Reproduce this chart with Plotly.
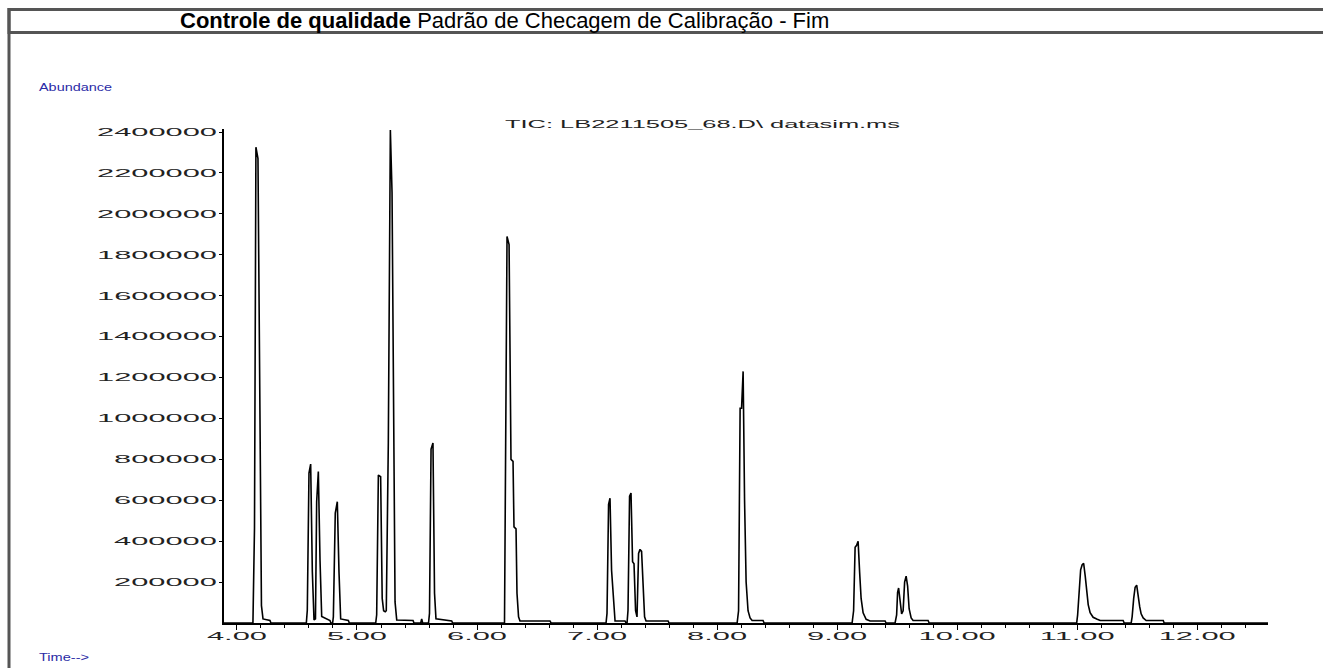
import plotly.graph_objects as go

# ---------------- data ----------------
title_bold = "Controle de qualidade"
title_rest = "Padrão de Checagem de Calibração - Fim"
trace_label = "TIC: LB2211505_68.D\\ datasim.ms"
y_axis_label = "Abundance"
x_axis_label = "Time-->"

x_tick_values = [4, 5, 6, 7, 8, 9, 10, 11, 12]
y_tick_values = [200000, 400000, 600000, 800000, 1000000, 1200000,
                 1400000, 1600000, 1800000, 2000000, 2200000, 2400000]

# retention time (min) and abundance of the TIC trace, peak by peak
scan_time = [
    3.892,
    4.133, 4.146, 4.158, 4.175, 4.192, 4.204, 4.217, 4.275, 4.283,
    4.578, 4.586, 4.600, 4.614, 4.628, 4.642, 4.654, 4.664, 4.678, 4.692, 4.706, 4.775, 4.783,
    4.797, 4.803, 4.819, 4.836, 4.850, 4.864, 4.928, 4.936,
    5.156, 5.164, 5.178, 5.197, 5.210, 5.222, 5.235,
    5.244, 5.261, 5.278, 5.292, 5.303, 5.317, 5.331, 5.467, 5.475,
    5.531, 5.539, 5.547,
    5.596, 5.604, 5.617, 5.633, 5.646, 5.658, 5.789, 5.797,
    6.229, 6.2375, 6.250, 6.267, 6.283, 6.300, 6.308, 6.325, 6.333, 6.346, 6.358, 6.608, 6.617,
    7.075, 7.083, 7.096, 7.108, 7.121, 7.142, 7.150, 7.233, 7.242,
    7.250, 7.258, 7.271, 7.283, 7.296, 7.308, 7.321, 7.333,
    7.346, 7.358, 7.371, 7.383, 7.396, 7.408, 7.592, 7.600,
    8.167, 8.179, 8.192, 8.204, 8.217, 8.229, 8.242, 8.258, 8.275, 8.292, 8.383, 8.392,
    9.125, 9.1375, 9.150, 9.1625, 9.175, 9.1875, 9.200, 9.2167, 9.242, 9.275, 9.400, 9.408,
    9.483, 9.496, 9.504, 9.5125, 9.525, 9.5375, 9.550, 9.5625, 9.575, 9.5875, 9.600, 9.617, 9.633, 9.758, 9.767,
    10.996, 11.004, 11.017, 11.029, 11.042, 11.054, 11.067, 11.079, 11.092, 11.108, 11.133, 11.167, 11.192, 11.383, 11.392,
    11.450, 11.458, 11.471, 11.483, 11.496, 11.508, 11.521, 11.533, 11.550, 11.575, 11.717, 11.725,
    12.59,
]
abundance = [
    0,
    0, 463000, 2326000, 2270000, 880000, 85000, 20000, 12000, 0,
    0, 62000, 733000, 777000, 250000, 15000, 20000, 593000, 740000, 307000, 32000, 12000, 0,
    0, 30000, 537000, 593000, 250000, 20000, 12000, 0,
    0, 40000, 723000, 715000, 120000, 60000, 55000,
    60000, 880000, 2410000, 2105000, 1027000, 103000, 15000, 12000, 0,
    0, 20000, 0,
    0, 47000, 850000, 880000, 145000, 20000, 10000, 0,
    0, 600000, 1890000, 1850000, 800000, 790000, 470000, 460000, 145000, 30000, 10000, 10000, 0,
    0, 47000, 580000, 610000, 258000, 47000, 10000, 10000, 0,
    0, 62000, 620000, 635000, 300000, 290000, 60000, 30000,
    340000, 360000, 350000, 175000, 30000, 10000, 10000, 0,
    0, 60000, 1050000, 1050000, 1230000, 600000, 200000, 60000, 25000, 12000, 12000, 0,
    0, 60000, 370000, 380000, 400000, 250000, 120000, 50000, 18000, 10000, 10000, 0,
    0, 40000, 150000, 171000, 120000, 45000, 60000, 200000, 229000, 180000, 70000, 25000, 12000, 12000, 0,
    0, 40000, 150000, 260000, 285000, 292000, 230000, 150000, 90000, 50000, 28000, 18000, 12000, 12000, 0,
    0, 30000, 120000, 175000, 185000, 130000, 80000, 45000, 25000, 12000, 12000, 0,
    0,
]

# ---------------- layout geometry (pixels) ----------------
W, H = 1323, 668
PL, PR, PT, PB = 224, 1268, 129, 622.7   # plot area


def px(xp):
    return (xp - PL) / (PR - PL)


def py(yp):
    return (PB - yp) / (PB - PT)


BLUE = "#2b2ba6"
FONT = "Liberation Sans, Arial, sans-serif"

fig = go.Figure()
fig.add_trace(go.Scatter(
    x=scan_time, y=abundance, mode="lines",
    line=dict(color="black", width=1.6),
    hoverinfo="skip", showlegend=False,
))

axis_common = dict(
    showline=True, linecolor="black", linewidth=1.8,
    showgrid=False, zeroline=False,
    ticks="outside", tickcolor="black", tickwidth=1.2,
    tickfont=dict(family=FONT, size=11, color="#222"),
)

fig.update_layout(
    width=W, height=H, autosize=False,
    paper_bgcolor="white", plot_bgcolor="white",
    margin=dict(l=PL, r=W - PR, t=PT, b=H - PB, pad=0),
    xaxis=dict(
        range=[3.892, 12.59], tickvals=x_tick_values, tickformat=".2f",
        ticklen=5, ticklabelstandoff=-3,
        minor=dict(dtick=0.2, tick0=4, ticks="outside", ticklen=3,
                   tickcolor="black", tickwidth=1),
        **axis_common,
    ),
    yaxis=dict(
        range=[0, 2415000], tickvals=y_tick_values, tickformat="d",
        ticklen=3,
        **axis_common,
    ),
)

# frame of the report: title box (right side beyond the page) + left rule
frame = dict(color="#555555", width=3)
fig.add_shape(type="rect", xref="paper", yref="paper",
              x0=px(9), x1=px(W + 40), y0=py(32.5), y1=py(9.5),
              line=frame, fillcolor="rgba(0,0,0,0)")
fig.add_shape(type="line", xref="paper", yref="paper",
              x0=px(9), x1=px(9), y0=py(8), y1=py(H + 5), line=frame)

# title
fig.add_annotation(
    xref="paper", yref="paper", x=px(178), y=py(20.5),
    xanchor="left", yanchor="middle", align="left", showarrow=False,
    text="<b>" + title_bold + "</b> " + title_rest,
    font=dict(family=FONT, size=22, color="black"),
)
# TIC label
fig.add_annotation(
    xref="paper", yref="paper", x=px(503), y=py(124),
    xanchor="left", yanchor="middle", align="left", showarrow=False,
    text=trace_label, font=dict(family=FONT, size=11, color="#222"),
)
fig.add_annotation(
    xref="paper", yref="paper", x=px(37), y=py(87),
    xanchor="left", yanchor="middle", align="left", showarrow=False,
    text=y_axis_label, font=dict(family=FONT, size=11, color=BLUE),
)
fig.add_annotation(
    xref="paper", yref="paper", x=px(37), y=py(657),
    xanchor="left", yanchor="middle", align="left", showarrow=False,
    text=x_axis_label, font=dict(family=FONT, size=11, color=BLUE),
)

post_script = """
document.documentElement.style.margin = '0';
document.documentElement.style.overflow = 'hidden';
document.body.style.margin = '0';
document.body.style.overflow = 'hidden';
var gd = document.getElementById('{plot_id}');
function stretchText(t, w){
  t.setAttribute('textLength', w.toFixed(1));
  t.setAttribute('lengthAdjust', 'spacingAndGlyphs');
}
gd.querySelectorAll('.xtick text, .ytick text').forEach(function(t){
  stretchText(t, t.getComputedTextLength() * 2.8);
});
gd.querySelectorAll('.annotation-text').forEach(function(t){
  var s = t.textContent;
  if (s.indexOf('TIC') === 0) { stretchText(t, 395); }
  else if (s.indexOf('Abundance') === 0) { stretchText(t, 73); }
  else if (s.indexOf('Time') === 0) { stretchText(t, 50); }
});
"""

fig.write_html("out.html", post_script=post_script,
               config=dict(displayModeBar=False))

▬▬▬▬▬▬▬▬▬▬

Written problem
Exclude the pictures. Write out the remaining data exactly.

Answer to the exercise
Reproduce this chart with Plotly.
import plotly.graph_objects as go

# ---------------- data ----------------
title_bold = "Controle de qualidade"
title_rest = "Padrão de Checagem de Calibração - Fim"
trace_label = "TIC: LB2211505_68.D\\ datasim.ms"
y_axis_label = "Abundance"
x_axis_label = "Time-->"

x_tick_values = [4, 5, 6, 7, 8, 9, 10, 11, 12]
y_tick_values = [200000, 400000, 600000, 800000, 1000000, 1200000,
                 1400000, 1600000, 1800000, 2000000, 2200000, 2400000]

# retention time (min) and abundance of the TIC trace, peak by peak
scan_time = [
    3.892,
    4.133, 4.146, 4.158, 4.175, 4.192, 4.204, 4.217, 4.275, 4.283,
    4.578, 4.586, 4.600, 4.614, 4.628, 4.642, 4.654, 4.664, 4.678, 4.692, 4.706, 4.775, 4.783,
    4.797, 4.803, 4.819, 4.836, 4.850, 4.864, 4.928, 4.936,
    5.156, 5.164, 5.178, 5.197, 5.210, 5.222, 5.235,
    5.244, 5.261, 5.278, 5.292, 5.303, 5.317, 5.331, 5.467, 5.475,
    5.531, 5.539, 5.547,
    5.596, 5.604, 5.617, 5.633, 5.646, 5.658, 5.789, 5.797,
    6.229, 6.2375, 6.250, 6.267, 6.283, 6.300, 6.308, 6.325, 6.333, 6.346, 6.358, 6.608, 6.617,
    7.075, 7.083, 7.096, 7.108, 7.121, 7.142, 7.150, 7.233, 7.242,
    7.250, 7.258, 7.271, 7.283, 7.296, 7.308, 7.321, 7.333,
    7.346, 7.358, 7.371, 7.383, 7.396, 7.408, 7.592, 7.600,
    8.167, 8.179, 8.192, 8.204, 8.217, 8.229, 8.242, 8.258, 8.275, 8.292, 8.383, 8.392,
    9.125, 9.1375, 9.150, 9.1625, 9.175, 9.1875, 9.200, 9.2167, 9.242, 9.275, 9.400, 9.408,
    9.483, 9.496, 9.504, 9.5125, 9.525, 9.5375, 9.550, 9.5625, 9.575, 9.5875, 9.600, 9.617, 9.633, 9.758, 9.767,
    10.996, 11.004, 11.017, 11.029, 11.042, 11.054, 11.067, 11.079, 11.092, 11.108, 11.133, 11.167, 11.192, 11.383, 11.392,
    11.450, 11.458, 11.471, 11.483, 11.496, 11.508, 11.521, 11.533, 11.550, 11.575, 11.717, 11.725,
    12.59,
]
abundance = [
    0,
    0, 463000, 2326000, 2270000, 880000, 85000, 20000, 12000, 0,
    0, 62000, 733000, 777000, 250000, 15000, 20000, 593000, 740000, 307000, 32000, 12000, 0,
    0, 30000, 537000, 593000, 250000, 20000, 12000, 0,
    0, 40000, 723000, 715000, 120000, 60000, 55000,
    60000, 880000, 2410000, 2105000, 1027000, 103000, 15000, 12000, 0,
    0, 20000, 0,
    0, 47000, 850000, 880000, 145000, 20000, 10000, 0,
    0, 600000, 1890000, 1850000, 800000, 790000, 470000, 460000, 145000, 30000, 10000, 10000, 0,
    0, 47000, 580000, 610000, 258000, 47000, 10000, 10000, 0,
    0, 62000, 620000, 635000, 300000, 290000, 60000, 30000,
    340000, 360000, 350000, 175000, 30000, 10000, 10000, 0,
    0, 60000, 1050000, 1050000, 1230000, 600000, 200000, 60000, 25000, 12000, 12000, 0,
    0, 60000, 370000, 380000, 400000, 250000, 120000, 50000, 18000, 10000, 10000, 0,
    0, 40000, 150000, 171000, 120000, 45000, 60000, 200000, 229000, 180000, 70000, 25000, 12000, 12000, 0,
    0, 40000, 150000, 260000, 285000, 292000, 230000, 150000, 90000, 50000, 28000, 18000, 12000, 12000, 0,
    0, 30000, 120000, 175000, 185000, 130000, 80000, 45000, 25000, 12000, 12000, 0,
    0,
]

# ---------------- layout geometry (pixels) ----------------
W, H = 1323, 668
PL, PR, PT, PB = 224, 1268, 129, 622.7   # plot area


def px(xp):
    return (xp - PL) / (PR - PL)


def py(yp):
    return (PB - yp) / (PB - PT)


BLUE = "#2b2ba6"
FONT = "Liberation Sans, Arial, sans-serif"

fig = go.Figure()
fig.add_trace(go.Scatter(
    x=scan_time, y=abundance, mode="lines",
    line=dict(color="black", width=1.6),
    hoverinfo="skip", showlegend=False,
))

axis_common = dict(
    showline=True, linecolor="black", linewidth=1.8,
    showgrid=False, zeroline=False,
    ticks="outside", tickcolor="black", tickwidth=1.2,
    tickfont=dict(family=FONT, size=11, color="#222"),
)

fig.update_layout(
    width=W, height=H, autosize=False,
    paper_bgcolor="white", plot_bgcolor="white",
    margin=dict(l=PL, r=W - PR, t=PT, b=H - PB, pad=0),
    xaxis=dict(
        range=[3.892, 12.59], tickvals=x_tick_values, tickformat=".2f",
        ticklen=5, ticklabelstandoff=-3,
        minor=dict(dtick=0.2, tick0=4, ticks="outside", ticklen=3,
                   tickcolor="black", tickwidth=1),
        **axis_common,
    ),
    yaxis=dict(
        range=[0, 2415000], tickvals=y_tick_values, tickformat="d",
        ticklen=3,
        **axis_common,
    ),
)

# frame of the report: title box (right side beyond the page) + left rule
frame = dict(color="#555555", width=3)
fig.add_shape(type="rect", xref="paper", yref="paper",
              x0=px(9), x1=px(W + 40), y0=py(32.5), y1=py(9.5),
              line=frame, fillcolor="rgba(0,0,0,0)")
fig.add_shape(type="line", xref="paper", yref="paper",
              x0=px(9), x1=px(9), y0=py(8), y1=py(H + 5), line=frame)

# title
fig.add_annotation(
    xref="paper", yref="paper", x=px(178), y=py(20.5),
    xanchor="left", yanchor="middle", align="left", showarrow=False,
    text="<b>" + title_bold + "</b> " + title_rest,
    font=dict(family=FONT, size=22, color="black"),
)
# TIC label
fig.add_annotation(
    xref="paper", yref="paper", x=px(503), y=py(124),
    xanchor="left", yanchor="middle", align="left", showarrow=False,
    text=trace_label, font=dict(family=FONT, size=11, color="#222"),
)
fig.add_annotation(
    xref="paper", yref="paper", x=px(37), y=py(87),
    xanchor="left", yanchor="middle", align="left", showarrow=False,
    text=y_axis_label, font=dict(family=FONT, size=11, color=BLUE),
)
fig.add_annotation(
    xref="paper", yref="paper", x=px(37), y=py(657),
    xanchor="left", yanchor="middle", align="left", showarrow=False,
    text=x_axis_label, font=dict(family=FONT, size=11, color=BLUE),
)

post_script = """
document.documentElement.style.margin = '0';
document.documentElement.style.overflow = 'hidden';
document.body.style.margin = '0';
document.body.style.overflow = 'hidden';
var gd = document.getElementById('{plot_id}');
function stretchText(t, w){
  t.setAttribute('textLength', w.toFixed(1));
  t.setAttribute('lengthAdjust', 'spacingAndGlyphs');
}
gd.querySelectorAll('.xtick text, .ytick text').forEach(function(t){
  stretchText(t, t.getComputedTextLength() * 2.8);
});
gd.querySelectorAll('.annotation-text').forEach(function(t){
  var s = t.textContent;
  if (s.indexOf('TIC') === 0) { stretchText(t, 395); }
  else if (s.indexOf('Abundance') === 0) { stretchText(t, 73); }
  else if (s.indexOf('Time') === 0) { stretchText(t, 50); }
});
"""

fig.write_html("out.html", post_script=post_script,
               config=dict(displayModeBar=False))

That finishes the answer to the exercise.